/********************************************************* END OF STYLE RULES *********************************************************/

Wednesday, August 09, 2006

Re-post: More on Blocks

Originally posted Aug 31, 2005
A few weeks ago I was blogging about how block protocols like SCSI were designed around the on-disk sector format and limited intelligence of 1980's disk drives. Clearly, if we were starting from a clean sheet of paper today to design storage for modern datacenters, this is NOT the protocol we would create.


The real problem though isn't just that the physical sector size doesn't apply to today's disk arrays. The problem today has more to do with the separation of the storage and the application/compute server. Storage in today's data-centers sits in storage servers, typically in the form of disk arrays or tape libraries which are available as services on a network, the SAN. These storage services are used by a number of clients - the application/compute servers. As with any server, you would like some guarantee of the level of service it provides. This includes things like availability of the data, response time, security, failure and disaster tolerance, and a variety of other service levels needed to insure compliance with laws for data retention and to avoid over-provisioning.
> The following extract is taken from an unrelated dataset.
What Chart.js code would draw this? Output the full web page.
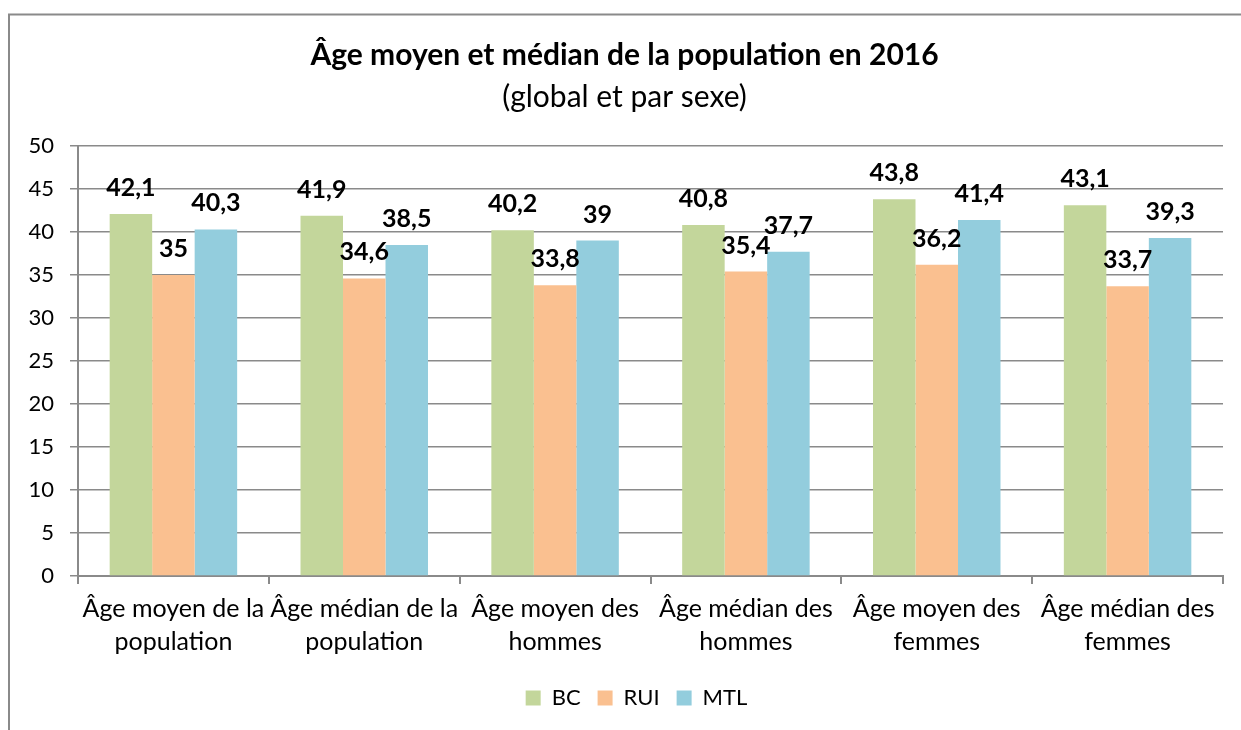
<!DOCTYPE html>
<html>
<head>
<meta charset="utf-8">
<script src="https://cdn.jsdelivr.net/npm/chart.js@4"></script>
<style>
  html, body { margin: 0; padding: 0; background: #fff; }
  #wrap { position: relative; width: 1241px; height: 730px; }
</style>
</head>
<body>
<div id="wrap"><canvas id="ageChart" width="1241" height="730"></canvas></div>
<script>
// Catégories (étiquettes de l'axe X, sur deux lignes)
const categories = [
    ["Âge moyen de la", "population"],
    ["Âge médian de la", "population"],
    ["Âge moyen des", "hommes"],
    ["Âge médian des", "hommes"],
    ["Âge moyen des", "femmes"],
    ["Âge médian des", "femmes"]
];
const seriesNames = ["BC", "RUI", "MTL"];
const bcValues = [42.1, 41.9, 40.2, 40.8, 43.8, 43.1];
const ruiValues = [35, 34.6, 33.8, 35.4, 36.2, 33.7];
const mtlValues = [40.3, 38.5, 39, 37.7, 41.4, 39.3];
const yTicks = [0, 5, 10, 15, 20, 25, 30, 35, 40, 45, 50];

const FONT = "Lato, 'Noto Sans', sans-serif";

// Étiquettes de données au-dessus des barres
const valueLabels = {
    id: "valueLabels",
    afterDatasetsDraw(chart) {
        const ctx = chart.ctx;
        ctx.save();
        ctx.font = "bold 25px " + FONT;
        ctx.fillStyle = "#000";
        ctx.textAlign = "center";
        ctx.textBaseline = "alphabetic";
        chart.data.datasets.forEach((ds, i) => {
            chart.getDatasetMeta(i).data.forEach((bar, j) => {
                const txt = String(ds.data[j]).replace(".", ",");
                ctx.fillText(txt, bar.x, bar.y - 18);
            });
        });
        ctx.restore();
    }
};

// Cadre gris (bord gauche et haut visibles)
const frame = {
    id: "frame",
    beforeDraw(chart) {
        const ctx = chart.ctx;
        ctx.save();
        ctx.fillStyle = "#fff";
        ctx.fillRect(0, 0, chart.width, chart.height);
        ctx.strokeStyle = "#8a8a8a";
        ctx.lineWidth = 2;
        ctx.beginPath();
        ctx.moveTo(9, chart.height);
        ctx.lineTo(9, 14.5);
        ctx.lineTo(chart.width, 14.5);
        ctx.stroke();
        ctx.restore();
    }
};

// Légende un peu décalée vers la droite, comme dans l'original
const legendShift = {
    id: "legendShift",
    afterLayout(chart) {
        if (chart.legend) {
            chart.legend.left += 12;
            chart.legend.right += 12;
        }
    }
};

new Chart(document.getElementById("ageChart"), {
    type: "bar",
    data: {
        labels: categories,
        datasets: [
            { label: seriesNames[0], data: bcValues, backgroundColor: "#C3D69B" },
            { label: seriesNames[1], data: ruiValues, backgroundColor: "#FAC090" },
            { label: seriesNames[2], data: mtlValues, backgroundColor: "#93CDDD" }
        ]
    },
    options: {
        responsive: false,
        animation: false,
        devicePixelRatio: 1,
        datasets: {
            bar: { barPercentage: 1, categoryPercentage: 0.668 }
        },
        layout: {
            padding: { left: 26, right: 18, top: 37, bottom: 11 }
        },
        scales: {
            x: {
                afterFit(scale) {
                    scale.height = 94;
                },
                grid: {
                    offset: true,
                    drawOnChartArea: false,
                    drawTicks: true,
                    tickLength: 8,
                    color: "#8a8a8a",
                    lineWidth: 2
                },
                border: { color: "#8a8a8a", width: 2 },
                ticks: {
                    color: "#000",
                    font: { family: FONT, size: 25, lineHeight: 1.32 },
                    maxRotation: 0,
                    autoSkip: false,
                    padding: 8
                }
            },
            y: {
                min: 0,
                max: 50,
                afterBuildTicks(scale) {
                    scale.ticks = yTicks.map(v => ({ value: v }));
                },
                afterFit(scale) {
                    scale.width = 52;
                },
                grid: {
                    color: "#8a8a8a",
                    lineWidth: 1.5,
                    tickLength: 8
                },
                border: { color: "#8a8a8a", width: 2 },
                ticks: {
                    color: "#000",
                    font: { family: FONT, size: 22 },
                    padding: 16
                }
            }
        },
        plugins: {
            title: {
                display: true,
                text: "Âge moyen et médian de la population en 2016",
                color: "#000",
                font: { family: FONT, size: 30, weight: "bold", lineHeight: 1.2 },
                padding: { top: 0, bottom: 6 }
            },
            subtitle: {
                display: true,
                text: "(global et par sexe)",
                color: "#000",
                font: { family: FONT, size: 30, lineHeight: 1.2 },
                padding: { top: 0, bottom: 31 }
            },
            legend: {
                position: "bottom",
                labels: {
                    color: "#000",
                    boxWidth: 15,
                    boxHeight: 15,
                    padding: 17,
                    font: { family: FONT, size: 22 }
                }
            },
            tooltip: { enabled: false }
        }
    },
    plugins: [frame, legendShift, valueLabels]
});
</script>
</body>
</html>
The block protocol was not designed with the notion of service levels. When a data client writes a collection of data, there is no way to specify to the storage server what storage service level is required for that particular data. Furthermore, all data gets broken into 512-byte blocks so there isn't even a way to identify how to group blocks that require a common service level. The workaround today is to use a management interface to apply service levels at the LUN level which is at too high a level and leads to over-provisioning. This gets really complicated when you factor in Information Lifecycle Management (ILM) where data migrates and gets replicated to different classes of storage. This leads to highly complex management software and administrative processes that must tie together management APIs from a variety of storage servers, operating systems, and database and backup applications.


If we were starting from a clean sheet of paper today to design a storage interconnect we would do a couple of things. One, we would use the concept of a variable sized data Object that allows the data client to group related data at a much finer granularity then the LUN. This could be an individual file, or a database record, or any unit of data that requires a consistent storage service level. Second, each data object would include metadata - the information about the object that identifies what service levels, access rights, etc. are required for this piece of data. This metadata stays with the data object as it migrates through its lifecycle and gets accessed by multiple data clients.


Of course there are some things about today's block protocols we would retain such as the separation of command and data. This allows block storage devices and HBAs to quickly communicate the necessary command information to set up DMA engines and memory buffers to subsequently move data very efficiently.


Key players in the storage industry have created just such a protocol in the ANSI standards group that governs the SCSI protocol. The new protocol is called Object SCSI Disk (OSD). OSD is based on variable-sized data object which includes metadata and can run on all the same physical interconnects as SCSI including parallel SCSI, Fibre Channel, and ethernet. With the OSD protocol, we now have huge potential to enable data clients to specify service levels in the metadata of each data object and to design storage servers to support those service level agreements.


I could go on for many pages about potential service levels that can be specified for data objects. They cover performance, insuring the right availability, security, including access rights and access logs, compliance with data retention laws, and any storage SLAs a storage administrator may have. I'll talk more about these in future blogs.